INFORMATION PROVIDED:
• • • • •

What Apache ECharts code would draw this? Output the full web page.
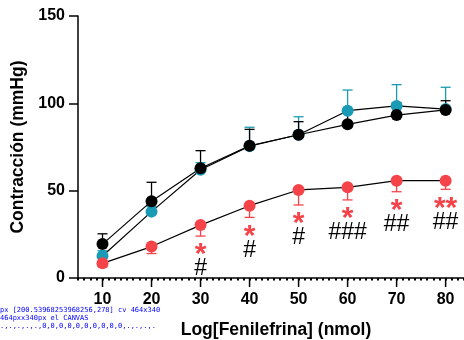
<!DOCTYPE html>
<html>
<head>
<meta charset="utf-8">
<script src="https://cdn.jsdelivr.net/npm/echarts@6/dist/echarts.min.js"></script>
<style>
  html, body { margin: 0; padding: 0; background: #fff; }
  #chart { width: 464px; height: 340px; }
  #dbg { position: absolute; left: 0; top: 306px; width: 175px; font: 7px monospace; color: #00f; white-space: pre-wrap; }
</style>
</head>
<body>
<div id="chart"></div>
<div id="dbg"></div>
<script>
// Phenylephrine dose-response: mean contraction and SD per group
const doses = [10, 20, 30, 40, 50, 60, 70, 80];

const blackMean = [19.4, 44, 62.8, 75.7, 82, 88, 93.3, 96.2];
const blackErr  = [5.9, 10.8, 10.1, 9.4, 7.5, 7.5, 7, 5.3];

const cyanMean  = [12.6, 38, 62, 75.5, 82, 95.8, 98.5, 96.7];
const cyanErr   = [3, 3, 4, 10.8, 10.3, 11.8, 12.2, 12.5];

const redMean   = [8.4, 18, 30.3, 41.4, 50.4, 51.9, 55.7, 55.7];
const redErr    = [2, 4, 6.3, 6.7, 8.6, 7.2, 6.3, 4.9];

// significance marks drawn under the red group
const starLabels = ['', '', '*', '*', '*', '*', '*', '**'];
const hashLabels = ['', '', '#', '#', '#', '###', '##', '##'];

const xTicks = [10, 20, 30, 40, 50, 60, 70, 80];
const yTicks = [0, 50, 100, 150];

const X_MIN = 5, X_MAX = 83.75, X_STEP = 1.25;

const RED = '#F5434A';
const CYAN = '#1A9BB5';
const FONT = '"Liberation Sans", Arial, sans-serif';

function errorBars(means, errs, dir, color) {
  return {
    type: 'custom',
    clip: false,
    data: doses.map((d, i) => [d, means[i], errs[i]]),
    renderItem: function (params, api) {
      const x = api.value(0), m = api.value(1), e = api.value(2);
      const p0 = api.coord([x, m]);
      const p1 = api.coord([x, m + dir * e]);
      const hw = 5;
      const style = { stroke: color, lineWidth: 1.3 };
      return {
        type: 'group',
        children: [
          { type: 'line', shape: { x1: p0[0], y1: p0[1], x2: p1[0], y2: p1[1] }, style: style },
          { type: 'line', shape: { x1: p1[0] - hw, y1: p1[1], x2: p1[0] + hw, y2: p1[1] }, style: style }
        ]
      };
    },
    silent: true
  };
}

function meanLine(means, color) {
  return {
    type: 'line',
    data: doses.map((d, i) => [d, means[i]]),
    symbol: 'circle',
    symbolSize: 12,
    itemStyle: { color: color },
    lineStyle: { color: '#000', width: 1.2 },
    silent: true
  };
}

const annotations = {
  type: 'custom',
  clip: false,
  data: doses.map((d, i) => [d, redMean[i] - redErr[i]]),
  renderItem: function (params, api) {
    const i = params.dataIndex;
    const p = api.coord([api.value(0), api.value(1)]);
    return {
      type: 'group',
      children: [
        { type: 'text', style: { text: starLabels[i], x: p[0], y: p[1] + 19, fill: RED,
            font: 'bold 30px ' + FONT, align: 'center', verticalAlign: 'middle' } },
        { type: 'text', style: { text: hashLabels[i], x: p[0], y: p[1] + 33, fill: '#000',
            font: '23px ' + FONT, align: 'center', verticalAlign: 'middle' } }
      ]
    };
  },
  silent: true
};

const chart = echarts.init(document.getElementById('chart'), null, { renderer: 'canvas' });

chart.setOption({
  animation: false,
  grid: { left: 78, right: 0, top: 16, bottom: 62, outerBoundsMode: 'none' },
  xAxis: {
    type: 'value',
    min: X_MIN,
    max: X_MAX,
    interval: X_STEP,
    name: 'Log[Fenilefrina] (nmol)',
    nameLocation: 'middle',
    nameGap: 43,
    nameTextStyle: { fontFamily: FONT, fontWeight: 'bold', fontSize: 17.5, color: '#000', padding: [0, 0, 0, 10] },
    axisLine: { show: true, onZero: false, lineStyle: { color: '#000', width: 1.5 } },
    axisTick: { show: true, length: 2.5, lineStyle: { color: '#000', width: 2 } },
    axisLabel: { margin: 14, fontFamily: FONT, fontWeight: 'bold', fontSize: 16, color: '#000',
      formatter: v => { const r = Math.round(v * 100) / 100; return xTicks.includes(r) ? String(r) : ''; } },
    splitLine: { show: false }
  },
  yAxis: {
    type: 'value',
    min: 0,
    max: 150,
    interval: 50,
    name: 'Contracción (mmHg)',
    nameLocation: 'middle',
    nameGap: 35,
    nameTextStyle: { fontFamily: FONT, fontWeight: 'bold', fontSize: 17.5, color: '#000' },
    axisLine: { show: true, lineStyle: { color: '#000', width: 1.5 } },
    axisTick: { show: true, length: 9, lineStyle: { color: '#000', width: 1.5 } },
    axisLabel: { margin: 13, fontFamily: FONT, fontWeight: 'bold', fontSize: 16, color: '#000',
      formatter: v => (yTicks.includes(v) ? String(v) : '') },
    splitLine: { show: false }
  },
  series: [
    errorBars(cyanMean, cyanErr, 1, CYAN),
    meanLine(cyanMean, CYAN),
    errorBars(redMean, redErr, -1, RED),
    meanLine(redMean, RED),
    errorBars(blackMean, blackErr, 1, '#000'),
    meanLine(blackMean, '#000'),
    annotations
  ]
});

// long dose ticks, placed through the x scale
const toPx = v => chart.convertToPixel({ gridIndex: 0 }, v);
chart.setOption({
  graphic: xTicks.map(v => {
    const p = toPx([v, 0]);
    return { type: 'line', z: 100, silent: true,
      shape: { x1: p[0], y1: p[1], x2: p[0], y2: p[1] + 9 },
      style: { stroke: '#000', lineWidth: 1.5 } };
  })
});

// pixel probe of the canvas column at x=200 around the baseline
chart.getZr().refreshImmediately();
const dbg = document.getElementById('dbg');
try {
  const cv = chart.getDom().querySelector('canvas');
  const ctx = cv.getContext('2d');
  const col = [];
  for (let y = 272; y <= 290; y++) {
    const d = ctx.getImageData(200, y, 1, 1).data;
    col.push(d[3] ? d[0] : '.');
  }
  const el = document.elementFromPoint(200, 278);
  dbg.textContent = 'px ' + JSON.stringify(toPx([30, 0])) + ' cv ' + cv.width + 'x' + cv.height +
    ' ' + cv.style.width + 'x' + cv.style.height + ' el ' + (el && el.tagName) + '\n' + col.join(',');
} catch (e) { dbg.textContent = 'E ' + e.message; }
</script>
</body>
</html>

• • • • •

DO THIS:
Repeat the material above in full and unchanged, minus its images.

RESPONSE FOR THIS EXERCISE:
What Apache ECharts code would draw this? Output the full web page.
<!DOCTYPE html>
<html>
<head>
<meta charset="utf-8">
<script src="https://cdn.jsdelivr.net/npm/echarts@6/dist/echarts.min.js"></script>
<style>
  html, body { margin: 0; padding: 0; background: #fff; }
  #chart { width: 464px; height: 340px; }
  #dbg { position: absolute; left: 0; top: 306px; width: 175px; font: 7px monospace; color: #00f; white-space: pre-wrap; }
</style>
</head>
<body>
<div id="chart"></div>
<div id="dbg"></div>
<script>
// Phenylephrine dose-response: mean contraction and SD per group
const doses = [10, 20, 30, 40, 50, 60, 70, 80];

const blackMean = [19.4, 44, 62.8, 75.7, 82, 88, 93.3, 96.2];
const blackErr  = [5.9, 10.8, 10.1, 9.4, 7.5, 7.5, 7, 5.3];

const cyanMean  = [12.6, 38, 62, 75.5, 82, 95.8, 98.5, 96.7];
const cyanErr   = [3, 3, 4, 10.8, 10.3, 11.8, 12.2, 12.5];

const redMean   = [8.4, 18, 30.3, 41.4, 50.4, 51.9, 55.7, 55.7];
const redErr    = [2, 4, 6.3, 6.7, 8.6, 7.2, 6.3, 4.9];

// significance marks drawn under the red group
const starLabels = ['', '', '*', '*', '*', '*', '*', '**'];
const hashLabels = ['', '', '#', '#', '#', '###', '##', '##'];

const xTicks = [10, 20, 30, 40, 50, 60, 70, 80];
const yTicks = [0, 50, 100, 150];

const X_MIN = 5, X_MAX = 83.75, X_STEP = 1.25;

const RED = '#F5434A';
const CYAN = '#1A9BB5';
const FONT = '"Liberation Sans", Arial, sans-serif';

function errorBars(means, errs, dir, color) {
  return {
    type: 'custom',
    clip: false,
    data: doses.map((d, i) => [d, means[i], errs[i]]),
    renderItem: function (params, api) {
      const x = api.value(0), m = api.value(1), e = api.value(2);
      const p0 = api.coord([x, m]);
      const p1 = api.coord([x, m + dir * e]);
      const hw = 5;
      const style = { stroke: color, lineWidth: 1.3 };
      return {
        type: 'group',
        children: [
          { type: 'line', shape: { x1: p0[0], y1: p0[1], x2: p1[0], y2: p1[1] }, style: style },
          { type: 'line', shape: { x1: p1[0] - hw, y1: p1[1], x2: p1[0] + hw, y2: p1[1] }, style: style }
        ]
      };
    },
    silent: true
  };
}

function meanLine(means, color) {
  return {
    type: 'line',
    data: doses.map((d, i) => [d, means[i]]),
    symbol: 'circle',
    symbolSize: 12,
    itemStyle: { color: color },
    lineStyle: { color: '#000', width: 1.2 },
    silent: true
  };
}

const annotations = {
  type: 'custom',
  clip: false,
  data: doses.map((d, i) => [d, redMean[i] - redErr[i]]),
  renderItem: function (params, api) {
    const i = params.dataIndex;
    const p = api.coord([api.value(0), api.value(1)]);
    return {
      type: 'group',
      children: [
        { type: 'text', style: { text: starLabels[i], x: p[0], y: p[1] + 19, fill: RED,
            font: 'bold 30px ' + FONT, align: 'center', verticalAlign: 'middle' } },
        { type: 'text', style: { text: hashLabels[i], x: p[0], y: p[1] + 33, fill: '#000',
            font: '23px ' + FONT, align: 'center', verticalAlign: 'middle' } }
      ]
    };
  },
  silent: true
};

const chart = echarts.init(document.getElementById('chart'), null, { renderer: 'canvas' });

chart.setOption({
  animation: false,
  grid: { left: 78, right: 0, top: 16, bottom: 62, outerBoundsMode: 'none' },
  xAxis: {
    type: 'value',
    min: X_MIN,
    max: X_MAX,
    interval: X_STEP,
    name: 'Log[Fenilefrina] (nmol)',
    nameLocation: 'middle',
    nameGap: 43,
    nameTextStyle: { fontFamily: FONT, fontWeight: 'bold', fontSize: 17.5, color: '#000', padding: [0, 0, 0, 10] },
    axisLine: { show: true, onZero: false, lineStyle: { color: '#000', width: 1.5 } },
    axisTick: { show: true, length: 2.5, lineStyle: { color: '#000', width: 2 } },
    axisLabel: { margin: 14, fontFamily: FONT, fontWeight: 'bold', fontSize: 16, color: '#000',
      formatter: v => { const r = Math.round(v * 100) / 100; return xTicks.includes(r) ? String(r) : ''; } },
    splitLine: { show: false }
  },
  yAxis: {
    type: 'value',
    min: 0,
    max: 150,
    interval: 50,
    name: 'Contracción (mmHg)',
    nameLocation: 'middle',
    nameGap: 35,
    nameTextStyle: { fontFamily: FONT, fontWeight: 'bold', fontSize: 17.5, color: '#000' },
    axisLine: { show: true, lineStyle: { color: '#000', width: 1.5 } },
    axisTick: { show: true, length: 9, lineStyle: { color: '#000', width: 1.5 } },
    axisLabel: { margin: 13, fontFamily: FONT, fontWeight: 'bold', fontSize: 16, color: '#000',
      formatter: v => (yTicks.includes(v) ? String(v) : '') },
    splitLine: { show: false }
  },
  series: [
    errorBars(cyanMean, cyanErr, 1, CYAN),
    meanLine(cyanMean, CYAN),
    errorBars(redMean, redErr, -1, RED),
    meanLine(redMean, RED),
    errorBars(blackMean, blackErr, 1, '#000'),
    meanLine(blackMean, '#000'),
    annotations
  ]
});

// long dose ticks, placed through the x scale
const toPx = v => chart.convertToPixel({ gridIndex: 0 }, v);
chart.setOption({
  graphic: xTicks.map(v => {
    const p = toPx([v, 0]);
    return { type: 'line', z: 100, silent: true,
      shape: { x1: p[0], y1: p[1], x2: p[0], y2: p[1] + 9 },
      style: { stroke: '#000', lineWidth: 1.5 } };
  })
});

// pixel probe of the canvas column at x=200 around the baseline
chart.getZr().refreshImmediately();
const dbg = document.getElementById('dbg');
try {
  const cv = chart.getDom().querySelector('canvas');
  const ctx = cv.getContext('2d');
  const col = [];
  for (let y = 272; y <= 290; y++) {
    const d = ctx.getImageData(200, y, 1, 1).data;
    col.push(d[3] ? d[0] : '.');
  }
  const el = document.elementFromPoint(200, 278);
  dbg.textContent = 'px ' + JSON.stringify(toPx([30, 0])) + ' cv ' + cv.width + 'x' + cv.height +
    ' ' + cv.style.width + 'x' + cv.style.height + ' el ' + (el && el.tagName) + '\n' + col.join(',');
} catch (e) { dbg.textContent = 'E ' + e.message; }
</script>
</body>
</html>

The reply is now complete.